Cardinal Pell was convicted in December 2018 and remains one of the highest ranking Vatican officials charged and convicted in the ongoing sexual abuse crisis gripping the Catholic Church.  Pell was a confidante of Pope Francis and in charge of Vatican finances before his conviction.

The cardinal, who remains an archbishop and a member of the College of Cardinals, was returned to prison immediately after court adjourned. He has been held in solitary confinement for 176 days. Cardinal Pell is not permitted to celebrate Mass in prison.

He may now be transferred from the intake and evaluation facility at which he is currently being held to a different prison in Victoria.

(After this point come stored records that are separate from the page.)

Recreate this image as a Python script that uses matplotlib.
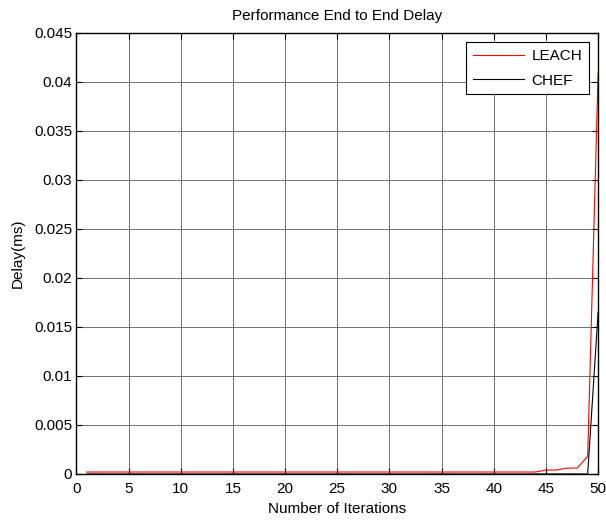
import matplotlib
matplotlib.use("Agg")
import matplotlib.pyplot as plt
import numpy as np

plt.rcParams['font.family'] = ['Liberation Sans', 'DejaVu Sans']

iterations = list(range(1, 51))
leach = [0.0002] * 44 + [0.0004, 0.0004, 0.0006, 0.0006, 0.0018, 0.0409]
chef = [0.0] * 49 + [0.0165]

x_ticks = [0, 5, 10, 15, 20, 25, 30, 35, 40, 45, 50]
y_ticks = [0, 0.005, 0.01, 0.015, 0.02, 0.025, 0.03, 0.035, 0.04, 0.045]
y_labels = ['0', '0.005', '0.01', '0.015', '0.02', '0.025', '0.03', '0.035', '0.04', '0.045']

fig = plt.figure(figsize=(6.06, 5.22), dpi=100)
ax = fig.add_axes([0.126, 0.092, 0.861, 0.845])

ax.plot(iterations, leach, color='red', lw=0.8, label='LEACH')
ax.plot(iterations, chef, color='black', lw=0.8, label='CHEF')

ax.set_xlim(0, 50)
ax.set_ylim(0, 0.045)
ax.set_xticks(x_ticks)
ax.set_yticks(y_ticks)
ax.set_yticklabels(y_labels)
ax.tick_params(direction='in', top=True, right=True, labelsize=11, length=4, width=0.8)
ax.tick_params(axis='x', pad=6)
ax.tick_params(axis='y', pad=3)
ax.grid(True, color='#707070', linestyle='-', linewidth=0.7)
for s in ax.spines.values():
    s.set_linewidth(1.0)

ax.set_title('Performance End to End Delay', fontsize=11, pad=9)
ax.set_xlabel('Number of Iterations', fontsize=11, labelpad=4)
ax.set_ylabel('Delay(ms)', fontsize=11, labelpad=7)

leg = ax.legend(loc='upper right', fontsize=11, fancybox=False, framealpha=1,
                edgecolor='black', borderaxespad=0.6, handlelength=3.3,
                handletextpad=0.5, borderpad=0.45, labelspacing=0.7)
leg.get_frame().set_linewidth(0.8)

fig.savefig('out.png', dpi=100)
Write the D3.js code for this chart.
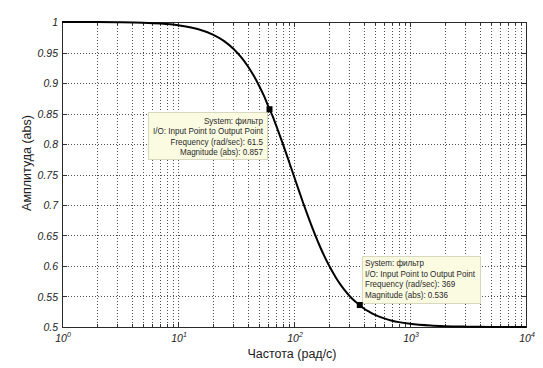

Cardinal Pell’s appeal was dismissed on all three grounds the defense presented. At particular issue was the question of whether Cardinal Pell’s liturgical vestments could have been moved or lifted in the way described by the complainant, who alleged that Cardinal Pell exposed himself and forced two boys to commit sex acts while he was fully vested in his Mass garb. While the defense argued that such an action would have been physically impossible, two of the appellate judges decided that was matter legitimately decided by the jury.

This is a significant finding since many survivors’ accounts of abuse are deemed not credible by church officials who all too often investigate the allegations themselves rather than have an independent third party or civil authority review the claims.  In many instances, the abuse occurred in the church or sacristy before or after church services.  Church officials often find such claims incredible due to the location and timing of the claims.  However, Pell’s case may begin to change the scenario.